历史的轨迹总如江流曲折,安宁的图卷方启帷幔,时代的风雷已骤然涌至。那是1930年腥风血雨的秋日,就在这绿树掩映、流水环绕的幽静洲岛之上,一处并不起眼的楼房中,中共湘东特委会议在此召开。毛泽东凝重的言语,洞穿迷雾,在房间激荡。当英勇的红军战士挥别此洲,踏上更艰苦的征程,他们炽烈的革命信念,却刀凿斧刻般留在了那斑驳的木墙之上。那些标语的笔锋刚烈,浸透鲜血和信仰,深深镌刻于状元洲的肌理之中。这片孕育文气的土地,其血脉筋骨中,自此也注入了不屈抗争、追求光明的坚硬铁骨!

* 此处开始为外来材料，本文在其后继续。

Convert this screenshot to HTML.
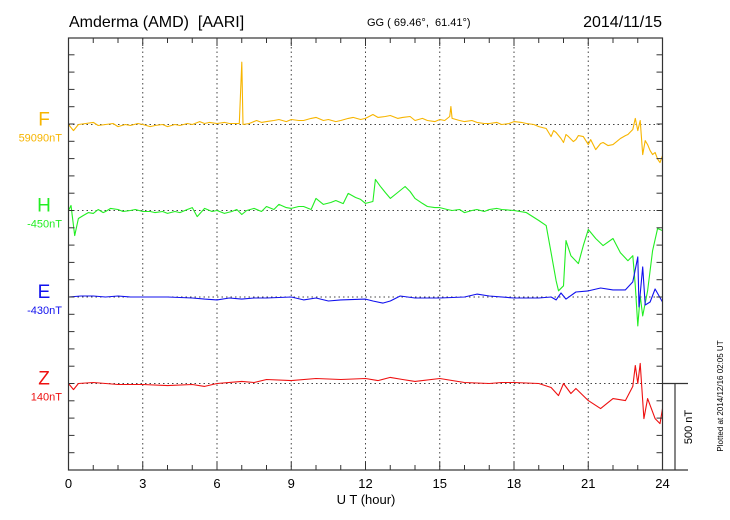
<!DOCTYPE html>
<html><head><meta charset="utf-8"><style>
body{margin:0;background:#fff;}
svg{display:block;font-family:"Liberation Sans",sans-serif;}
</style></head><body>
<svg id="chart" width="730" height="520" viewBox="0 0 730 520">
<text x="69" y="27" font-size="16">Amderma (AMD)&#160;&#160;[AARI]</text>
<text x="367" y="26" font-size="11">GG ( 69.46°,&#160;&#160;61.41°)</text>
<text x="662" y="27" font-size="16" text-anchor="end">2014/11/15</text>
<text x="366" y="504" font-size="13" text-anchor="middle">U T (hour)</text>
<text transform="translate(692,427) rotate(-90)" font-size="11" text-anchor="middle">500 nT</text>
<text transform="translate(723,396) rotate(-90)" font-size="8" text-anchor="middle">Plotted at 2014/12/16 02:05 UT</text>
<g id="grid"></g><g id="series"></g><g id="axes"></g>
</svg>
<script>
const xTicks=[0,3,6,9,12,15,18,21,24];
const fT=[0,0.2,0.4,0.7,1,1.2,1.5,1.8,2,2.3,2.5,2.8,3,3.3,3.5,3.8,4,4.3,4.5,4.8,5,5.3,5.5,5.7,6,6.3,6.5,6.9,7.0,7.05,7.3,7.6,7.8,8,8.3,8.5,8.8,9,9.3,9.5,9.8,10,10.3,10.5,10.8,11,11.3,11.5,11.8,12,12.3,12.5,12.8,13,13.3,13.5,13.8,14,14.3,14.5,14.8,15,15.2,15.4,15.45,15.5,15.8,16,16.3,16.5,16.8,17,17.3,17.5,17.8,18,18.3,18.5,18.8,19,19.3,19.5,19.6,19.7,19.9,20,20.1,20.2,20.4,20.5,20.6,20.8,21,21.1,21.3,21.5,21.6,21.8,22,22.2,22.3,22.5,22.6,22.8,22.9,23,23.1,23.2,23.3,23.4,23.5,23.6,23.7,23.8,23.9,24];
const fV=[0,-35,0,6,12,-6,0,6,-12,0,-6,6,0,-12,-6,0,-12,0,-6,6,0,17,6,12,6,12,6,6,360,0,6,23,12,17,23,29,17,29,23,23,35,41,23,29,17,23,35,41,29,35,58,41,46,52,35,41,46,23,35,23,17,29,23,46,104,35,23,17,23,12,6,6,12,0,6,17,12,6,0,-12,-23,-70,-35,-46,-81,-104,-58,-70,-99,-87,-64,-70,-116,-87,-145,-110,-104,-122,-116,-93,-81,-64,-58,-29,35,-35,23,-174,-93,-116,-151,-174,-162,-200,-220,-180,-151];
const hT=[0,0.1,0.25,0.4,0.6,0.8,1,1.2,1.4,1.5,1.7,2,2.2,2.5,2.7,3,3.3,3.5,3.8,4,4.3,4.5,4.8,5,5.2,5.5,5.8,6,6.3,6.6,6.8,7,7.2,7.5,7.8,8,8.3,8.5,8.8,9,9.3,9.5,9.8,10,10.3,10.6,10.8,11.1,11.3,11.6,11.8,12,12.3,12.4,12.6,12.8,13,13.3,13.6,13.8,14,14.3,14.5,14.8,15,15.3,15.5,15.8,16,16.3,16.5,16.8,17,17.3,17.5,18,18.5,19,19.3,19.5,19.7,19.8,20,20.1,20.3,20.6,20.8,21,21.3,21.6,22,22.3,22.6,22.8,22.9,23,23.1,23.2,23.4,23.6,23.8,24];
const hV=[0,29,-145,-46,-29,-12,-17,6,-12,-6,12,6,-6,0,6,-6,-6,-12,-6,-17,-6,-12,6,17,-35,12,-6,0,-17,-6,6,-23,0,12,-6,23,6,35,17,12,23,23,6,70,35,46,58,40,99,75,64,41,52,180,140,104,70,104,139,110,70,41,23,17,17,6,0,6,-12,0,6,-6,6,12,6,0,-12,-58,-87,-244,-406,-464,-435,-174,-261,-307,-203,-110,-162,-203,-162,-244,-290,-261,-435,-667,-493,-609,-464,-232,-104,-116];
const eT=[0,0.5,1,1.5,2,2.5,3,4,5,5.5,6,6.5,7,7.5,8,9,9.5,10,10.5,11,12,12.3,12.7,13,13.4,14,15,16,16.5,17,18,19,19.5,19.7,19.9,20.1,20.5,21,21.5,22,22.5,22.8,23.0,23.05,23.2,23.3,23.5,23.7,24];
const eV=[0,6,6,0,6,0,0,0,-6,-12,-17,-6,-12,-6,-6,0,-17,-6,-23,-17,-12,-23,-35,-23,6,-6,-6,0,17,6,-6,-6,0,-17,23,-12,29,35,52,41,41,87,232,-58,174,-46,-29,46,-29];
const zT=[0,0.2,0.4,1,2,3,4,5,5.5,6,7,7.5,8,9,10,11,12,12.5,13,13.5,14,15,16,17,17.5,18,19,19.5,19.8,20,20.3,20.5,21,21.5,22,22.5,22.8,22.9,23.0,23.1,23.25,23.4,23.7,23.9,24];
const zV=[0,-35,0,6,-6,-6,-12,-6,-17,0,12,6,23,17,29,23,29,17,35,23,12,29,6,0,6,6,0,-23,-70,0,-58,-29,-99,-145,-87,-99,-17,104,0,116,-203,-87,-203,-232,-145];

const NS='http://www.w3.org/2000/svg';
const X0=68.5,X1=662.5,Y0=38,Y1=470,PXNT=17.3/100;
const base={F:124.5,H:210.5,E:297,Z:383.5};
const xs=h=>X0+(X1-X0)*h/24;
const ys=(k,v)=>base[k]-v*PXNT;
function mk(tag,attrs,parent){const e=document.createElementNS(NS,tag);for(const k in attrs)e.setAttribute(k,attrs[k]);parent.appendChild(e);return e;}
const grid=document.getElementById('grid'),ser=document.getElementById('series'),axes=document.getElementById('axes');
for(const t of xTicks){if(t===0||t===24)continue;
 const l=mk('line',{x1:xs(t),x2:xs(t),y1:Y0,y2:Y1,stroke:'#444','stroke-width':1,'stroke-dasharray':'1.5,3'},grid);
 
 }
for(const k in base){const l=mk('line',{x1:X0,x2:X1,y1:base[k],y2:base[k],stroke:'#444','stroke-width':1,'stroke-dasharray':'1.5,3'},grid);
 
 }
const fr=mk('rect',{x:X0,y:Y0,width:X1-X0,height:Y1-Y0,fill:'none',stroke:'#333','stroke-width':1.2},axes);


mk('line',{x1:X1,x2:688,y1:Y1,y2:Y1,stroke:'#333','stroke-width':1.2},axes);
for(let h=1;h<24;h++){const len=h%3===0?8:5;
 mk('line',{x1:xs(h),x2:xs(h),y1:Y0,y2:Y0+len,stroke:'#333'},axes);
 mk('line',{x1:xs(h),x2:xs(h),y1:Y1,y2:Y1-len,stroke:'#333'},axes);}
for(let y=Y1-17.3;y>Y0+2;y-=17.3){mk('line',{x1:X0,x2:X0+6,y1:y,y2:y,stroke:'#333'},axes);mk('line',{x1:X1,x2:X1-6,y1:y,y2:y,stroke:'#333'},axes);}
for(const t of xTicks){const tx=mk('text',{x:xs(t),y:488,'font-size':13,'text-anchor':'middle'},axes);tx.textContent=t;
 
 }
mk('line',{x1:X1,x2:688,y1:base.Z,y2:base.Z,stroke:'#333','stroke-width':1.2},axes);
const sb=mk('line',{x1:675,x2:675,y1:base.Z,y2:Y1,stroke:'#333','stroke-width':1.2},axes);


const S=[['F',fT,fV,'#f7b500','59090nT'],['H',hT,hV,'#22ee22','-450nT'],['E',eT,eV,'#1010ee','-430nT'],['Z',zT,zV,'#ee1010','140nT']];
for(const [k,T,V,c,lab] of S){
 const d=T.map((t,i)=>(i?'L':'M')+xs(t).toFixed(1)+','+ys(k,V[i]).toFixed(1)).join('');
 const p=mk('path',{d:d,fill:'none',stroke:c,'stroke-width':1.1,'stroke-linejoin':'round'},ser);
 
 
 const t1=mk('text',{x:44,y:base[k]+1,'font-size':19,'text-anchor':'middle',fill:c},axes);t1.textContent=k;
 
 
 const t2=mk('text',{x:62,y:base[k]+17,'font-size':11,'text-anchor':'end',fill:c},axes);t2.textContent=lab;
 
 
}
</script>
</body></html>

时间的潮汐冲刷,未能熄灭深植于这片土地、这湾渌水之上的文脉心灯。1995年,在洲首,一座亭亭玉立的“状元阁”拔地而起。六角如翼,高近三十米。登临其上,远眺江水如练,俯看脚下洲树葱茏,蜿蜒如翠带环绕阁下。这座飞阁将那份世世代代潜藏心底的文心企盼,借飞檐翘角,清晰地写在了浩渺的苍穹之下。
洲随岁月生长,如今更焕新颜。醴陵籍将军书法家李铎题写的雄浑遒劲的“状元芳洲”四字,凿入浑朴的石面,仿佛这块自东方携地脉而来的石块,也只为托举这醴陵心尖上不灭的文火而生。新筑的亭榭与飞阁相看不厌,雕梁画栋间悬垂着墨韵淋漓的名家楹联,一笔一划皆浸染着千年翰墨芬芳的气韵。
然而,此地绝非仅供怀远的孤清书斋。园内步道旁的石桌边,老者举棋沉思,那凝落于枰上的数点黑白,恍然已浸入幽深时光;曲径通幽的花木荫处,稚子背负书包的身影如雀跃清歌滑过,那清澈的回响,恰似初雨叩醒石板;更有远方游客驻足廊槛,轻按快门,将这一阙烟火人间、人文氤氲的喜乐长卷,悄然采撷、凝固定格,如同将不灭的词句镌刻于心碑之上……
文心浩浩,岂仅止于金榜?唐寅祈盼的那支“文笔”,历经风霜,早已破土而活,深深嵌入状元洲的脉搏,更化作醴陵这片热土上,生生不息的人文景致。
你看,那渌水不舍涓滴、不舍昼夜,其歌也长;这文脉无畏桑田、无惧沧海,其流也永。